If you gain enough sales in another country, it may be worth storing your items in a regional warehouse. This will save money and time, and your customers will appreciate cheaper and quicker shipping. 

Many countries offer 3PL services for international sellers; for example, if you’re an Amazon international seller, you can access FBA in different regions. This way, you can access storage in Europe and other major markets.


Customer Service

Even if you have a robust international eCommerce shipping strategy, issues can arise. When this happens, you’ll need a high-quality customer service solution to communicate with buyers and address problems.

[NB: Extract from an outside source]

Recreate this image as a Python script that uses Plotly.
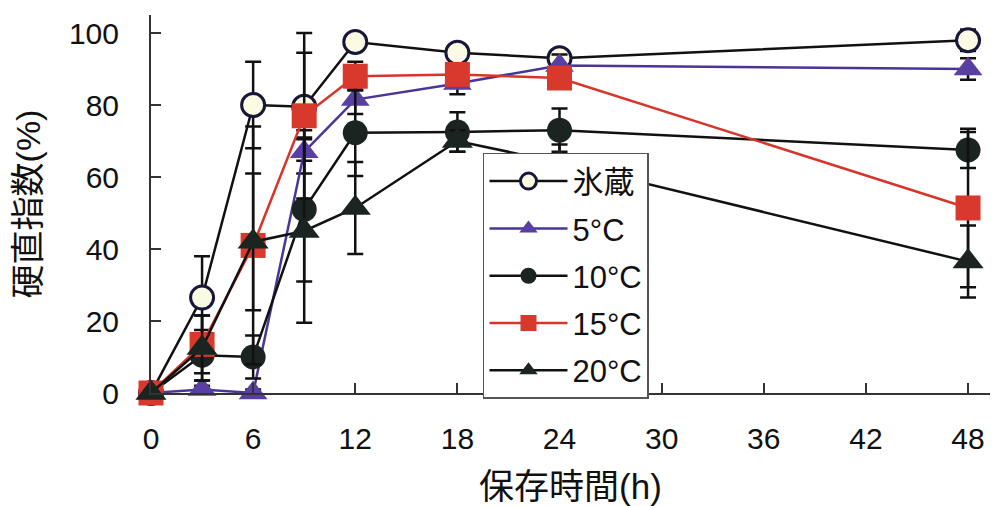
import plotly.graph_objects as go

# ---- data ----
times = [0, 3, 6, 9, 12, 18, 24, 48]

ice = [0, 26.5, 80, 79.5, 97.5, 94.5, 93, 98]
ice_err = [0, 11.5, 12, 15, 2, 2, 2, 3]

c5 = [0, 1, 0, 67, 81.5, 86, 91, 90]
c5_err = [0, 1, 1, 6, 4, 3, 3, 3]

c10 = [0, 10.5, 10, 51, 72.3, 72.5, 73, 67.5]
c10_err = [0, 7, 6, 20, 12, 5.5, 6, 5]

c15 = [0, 13.5, 41, 77, 88, 88.5, 87.5, 51.4]
c15_err = [0, 8, 33, 23, 4, 3, 3, 22]

c20 = [0, 12.5, 42, 45, 51.4, 70, 64, 36.5]
c20_err = [0, 9, 19, 25.5, 12.8, 3, 5, 10]

names = ["氷蔵", "5°C", "10°C", "15°C", "20°C"]
x_ticks = [0, 6, 12, 18, 24, 30, 36, 42, 48]
y_ticks = [0, 20, 40, 60, 80, 100]

FONT = "Liberation Sans, Arial, Noto Sans CJK JP, sans-serif"
DARK = "#1b2420"

styles = [
    dict(line="#111111", sym="circle", size=23, fill="#fbfbe4", edge="#17173a", ew=3),
    dict(line="#4b3596", sym="triangle-up", size=25, fill="#5a3fa2", edge="#5a3fa2", ew=0),
    dict(line="#111111", sym="circle", size=25, fill=DARK, edge=DARK, ew=0),
    dict(line="#d8352a", sym="square", size=25, fill="#d8392c", edge="#d8392c", ew=0),
    dict(line="#111111", sym="triangle-up", size=27, fill=DARK, edge=DARK, ew=0),
]
series = [(ice, ice_err), (c5, c5_err), (c10, c10_err), (c15, c15_err), (c20, c20_err)]

fig = go.Figure()
for i, ((ys, es), st, nm) in enumerate(zip(series, styles, names)):
    fig.add_trace(go.Scatter(
        x=times, y=ys, name=nm, mode="lines+markers",
        legendgroup=f"g{i}",
        line=dict(color=st["line"], width=2.5),
        marker=dict(symbol=st["sym"], size=st["size"], color=st["fill"],
                    line=dict(color=st["edge"], width=st["ew"])),
        error_y=dict(type="data", array=es, visible=True, color="#111111",
                     thickness=2.5, width=8),
        cliponaxis=False,
    ))

fig.update_layout(
    width=994, height=506,
    margin=dict(l=151, r=4, t=15, b=113),
    paper_bgcolor="white", plot_bgcolor="white",
    font=dict(family=FONT, size=28, color="#111111"),
    showlegend=True,
    legend=dict(
        x=0.3957, y=0.635, xanchor="left", yanchor="top",
        bgcolor="white", bordercolor="#555555", borderwidth=1.5,
        font=dict(family=FONT, size=31, color="#111111"),
        itemwidth=78, tracegroupgap=4,
        itemsizing="trace",
    ),
    xaxis=dict(
        range=[0, 49.29], tickvals=x_ticks, ticktext=[str(v) for v in x_ticks],
        ticks="inside", ticklen=10, tickwidth=1.5, tickcolor="#333333",
        showline=True, linecolor="#333333", linewidth=2,
        showgrid=False, zeroline=False, ticklabelstandoff=18,
        tickfont=dict(size=30), automargin=False,
        title=dict(text="保存時間(h)", font=dict(size=35), standoff=24),
    ),
    yaxis=dict(
        range=[0, 105], tickvals=y_ticks, ticktext=[str(v) for v in y_ticks],
        ticks="inside", ticklen=10, tickwidth=1.5, tickcolor="#333333",
        showline=True, linecolor="#333333", linewidth=2,
        showgrid=False, zeroline=False, ticklabelstandoff=24,
        tickfont=dict(size=30), automargin=False,
        title=dict(text="硬直指数(%)", font=dict(size=34), standoff=18),
    ),
)

fig.write_html("out.html", config={"displayModeBar": False},
               post_script="document.body.style.margin='0';")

Sellers may need help with creating a customer service strategy in a different country. Language barriers and cultural sensitivities are common issues that many sellers aren’t prepared to face.

It’s best to outsource customer service in that region rather than rely on your domestic team. This way, you improve customer satisfaction and retention rates. 


International Shipping FAQs


Why is international shipping expensive?

While this largely depends on where you’re located and where you’re shipping to, international shipping is often more expensive than domestic shipping. This is due to complex logistics, additional taxes and the cost of fuel.


What can I do to make international shipping cheaper?

If you only ship the occasional international parcel, seek solutions from a government-based courier. In the US, that courier would be USPS. These agencies often have the cheapest international shipping rates for smaller items.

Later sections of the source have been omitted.